Chattooga River – Unexpected Adventure

We strap on our helmets and sign the waivers. Two pages of fine print list the ways in which we can be hurt, crippled or drowned while whitewater rafting on the world class rapids of the Chattooga River.

Three friends, Amy, Celeste, and Yasmin, have joined me for this adventure. We’re here because the Chattooga made the bucket list of 35 Georgia Natural Wonders I’m painting on a three-year project. The manager of the rafting outfitter has been kind enough to arrange one of his best guides for us. He’ll pull us aside for photos at the river’s most scenic spots.

We line up for the “Safety Talk.” Our guide, Brandon, appears to be approximately the age of my youngest son. He instructs us how to float – feet first – if we fall out of the raft. That way, he explains,  we won’t smash our heads on a rock.

I wonder if the others are thinking what I am: “WHY did I think this was a good idea?”

“With all the rains we’ve had,” Brandon continues, “we’re in for a treat. The water is very high in Section III, and we’ll see some world class rapids and beautiful waterfalls. It ends with an amazing run, Bull Sluice. We won’t know if we can take it until we get closer. Normally we only take more experienced rafters.”

The girls and I look at each other and raise our eyebrows.

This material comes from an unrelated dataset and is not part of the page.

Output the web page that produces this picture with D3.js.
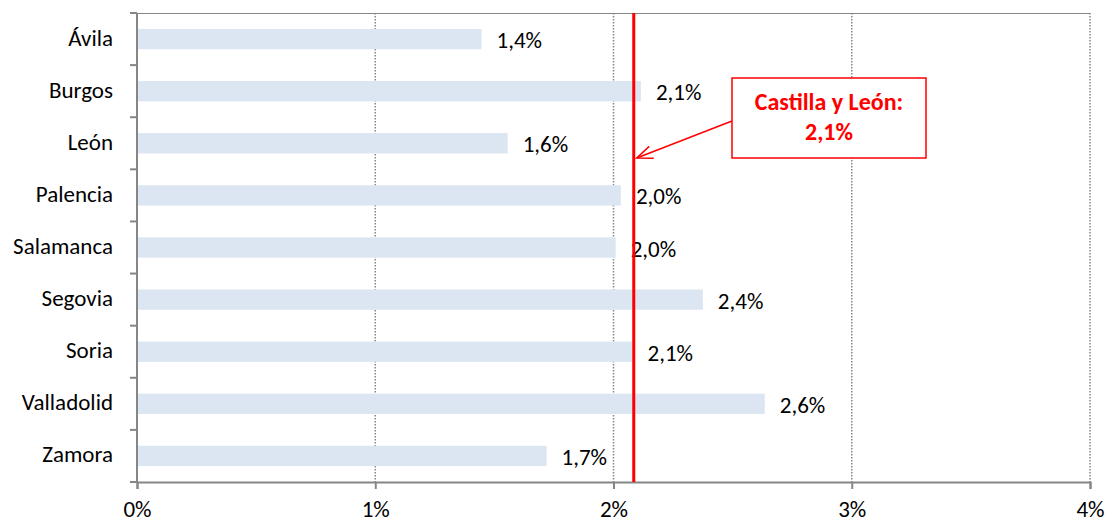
<!DOCTYPE html>
<html>
<head>
<meta charset="utf-8">
<script src="https://cdn.jsdelivr.net/npm/d3@7"></script>
<style>
body { margin: 0; background: #fff; }
text { font-family: Carlito, Calibri, Lato, sans-serif; }
</style>
</head>
<body>
<script>
// data
let provincias = ['Ávila', 'Burgos', 'León', 'Palencia', 'Salamanca', 'Segovia', 'Soria', 'Valladolid', 'Zamora'];
let valores = [1.446, 2.115, 1.556, 2.031, 2.009, 2.375, 2.08, 2.635, 1.719];
let etiquetas = ['1,4%', '2,1%', '1,6%', '2,0%', '2,0%', '2,4%', '2,1%', '2,6%', '1,7%'];
let xTicks = [0, 1, 2, 3, 4];
let mediaCyL = 2.085;
let calloutLines = ['Castilla y León:', '2,1%'];

const W = 1108, H = 523;
const margin = {top: 13, right: 18, bottom: 41, left: 137};
const AXIS = '#868686';
const BAR = '#dce6f2';
const RED = '#ff0000';
const FS = 23;

let svg = d3.select('body').append('svg')
    .attr('width', W)
    .attr('height', H);

let x = d3.scaleLinear().domain([0, 4]).range([margin.left, W - margin.right]);
let y = d3.scaleBand().domain(provincias).range([margin.top, H - margin.bottom]).paddingInner(0.61).paddingOuter(0.305);
let yEdge = d3.scaleLinear().domain([0, provincias.length]).range([margin.top, H - margin.bottom]);
let mid = d => y(d) + y.bandwidth() / 2;

// gridlines (dotted)
svg.append('g').selectAll('line')
    .data(xTicks.slice(1))
    .join('line')
        .attr('x1', d => x(d)).attr('x2', d => x(d))
        .attr('y1', margin.top).attr('y2', H - margin.bottom)
        .attr('stroke', AXIS)
        .attr('stroke-width', 1.5)
        .attr('stroke-dasharray', '1.5,1.5');

// plot border top
svg.append('line')
    .attr('x1', x(0)).attr('x2', x(4))
    .attr('y1', margin.top + 0.5).attr('y2', margin.top + 0.5)
    .attr('stroke', AXIS).attr('stroke-width', 1);

// bars
svg.append('g').selectAll('rect')
    .data(provincias)
    .join('rect')
        .attr('x', x(0))
        .attr('y', d => y(d))
        .attr('width', (d, i) => x(valores[i]) - x(0))
        .attr('height', y.bandwidth())
        .attr('fill', BAR);

// value labels
svg.append('g').selectAll('text')
    .data(provincias)
    .join('text')
        .attr('x', (d, i) => x(valores[i]) + 15)
        .attr('y', d => mid(d) + 9)
        .attr('font-size', FS)
        .attr('fill', '#000')
        .text((d, i) => etiquetas[i]);

// x axis
let xAxis = svg.append('g')
    .attr('transform', `translate(0,${H - margin.bottom})`)
    .call(d3.axisBottom(x).tickValues(xTicks).tickSize(7).tickFormat(d => d + '%'));
xAxis.select('.domain').attr('stroke', AXIS).attr('stroke-width', 2);
xAxis.selectAll('.tick line').attr('stroke', AXIS).attr('stroke-width', 2);
xAxis.selectAll('.tick text')
    .attr('y', 35).attr('dy', null)
    .attr('font-size', FS).attr('fill', '#000')
    .style('font-family', 'Carlito, Calibri, Lato, sans-serif');

// y axis: ticks at category boundaries
let yAxis = svg.append('g')
    .attr('transform', `translate(${margin.left},0)`);
yAxis.append('line')
    .attr('x1', 0).attr('x2', 0)
    .attr('y1', margin.top).attr('y2', H - margin.bottom)
    .attr('stroke', AXIS).attr('stroke-width', 2);
yAxis.selectAll('line.tk')
    .data(d3.range(provincias.length + 1))
    .join('line')
        .attr('class', 'tk')
        .attr('x1', -7).attr('x2', 0)
        .attr('y1', d => yEdge(d)).attr('y2', d => yEdge(d))
        .attr('stroke', AXIS).attr('stroke-width', 2);
yAxis.selectAll('text')
    .data(provincias)
    .join('text')
        .attr('x', -24)
        .attr('y', d => mid(d) + 6.5)
        .attr('text-anchor', 'end')
        .attr('font-size', FS)
        .attr('fill', '#000')
        .text(d => d);

// Castilla y León reference line
svg.append('line')
    .attr('x1', x(mediaCyL)).attr('x2', x(mediaCyL))
    .attr('y1', margin.top).attr('y2', H - margin.bottom)
    .attr('stroke', RED).attr('stroke-width', 3);

// callout
let bx = 732, by = 78, bw = 194, bh = 80;
svg.append('rect')
    .attr('x', bx).attr('y', by)
    .attr('width', bw).attr('height', bh)
    .attr('fill', '#fff')
    .attr('stroke', RED).attr('stroke-width', 1.5);
svg.append('g').selectAll('text')
    .data(calloutLines)
    .join('text')
        .attr('x', bx + bw / 2)
        .attr('y', (d, i) => by + 32 + i * 30)
        .attr('text-anchor', 'middle')
        .attr('font-size', 24)
        .attr('font-weight', 'bold')
        .attr('fill', RED)
        .text(d => d);

// arrow
let ax1 = bx, ay1 = 121, ax2 = x(mediaCyL) + 3, ay2 = 158;
svg.append('line')
    .attr('x1', ax1).attr('y1', ay1).attr('x2', ax2).attr('y2', ay2)
    .attr('stroke', RED).attr('stroke-width', 1.5);
let ang = Math.atan2(ay1 - ay2, ax1 - ax2);
let hl = 17, spread = 0.38;
svg.append('path')
    .attr('d', `M${ax2 + hl * Math.cos(ang + spread)},${ay2 + hl * Math.sin(ang + spread)} L${ax2},${ay2} L${ax2 + hl * Math.cos(ang - spread)},${ay2 + hl * Math.sin(ang - spread)}`)
    .attr('fill', 'none')
    .attr('stroke', RED).attr('stroke-width', 1.5);
</script>
</body>
</html>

“It’s cloudy today,” says Brandon, “but I think this is when the river is at its best, when it’s all gray and misty like this morning. Then you can see why the Chattooga is special – why it’s called a temperate rainforest.”

We climb into the raft. Brandon pushes off and jumps in. The waters are turbulent, swollen with recent rains, and we are swept away on its powerful current.

Designated a “National Wild and Scenic River,” the Chattooga is protected from human development for miles and miles.

For the next six hours we are transported into untouched wilderness. Giant rocks loom out of the water, evoking fallen monuments, or the remains of ancient civilizations. Birds cry unseen from trees that line the river like a wall of green. Turning one bend, we are surprised by a high waterfall tumbling down the right bank, its lacy fingers running down to the river. Everywhere around us, the voice of the river, wild and tumultuous, follows us on our journey.

Periodically, the peace is broken by runs of rapids. These moments are exciting, tense. “Get down,” Brandon says, and we slide to the bottom of the raft. This minimizes the chances of flipping. If we fall out, we know to keep our feet from dangling down as we swim. The chance of getting a foot entrapped in a rock and being submerged by the current is real.

As we approach Bull Sluice, Brandon steers our raft to shore and confers with other guides gathered there with their groups.

“We won’t be taking Bull Sluice today, “ he announces. “It’s too wild. But we can watch a more advanced group take it.”

I am both relieved and strangely disappointed.

We climb out of the raft and scramble to the highest rock to watch the more experienced rafters take Bull Sluice. The river explodes in white spray, crashing into a narrow gap between large rocks, thrusting the boat like a toy into the churning waters below.

The rainclouds open up. We are soaked and exhilarated, filled with wonder at Chattooga’s power and the beauty of this wild rainforest.  And watching the explosion that is Bull Sluice, we agree that we are already feeling the loss of this wild and beautiful place –

And we vow to come back, to meet Bull Sluice another day.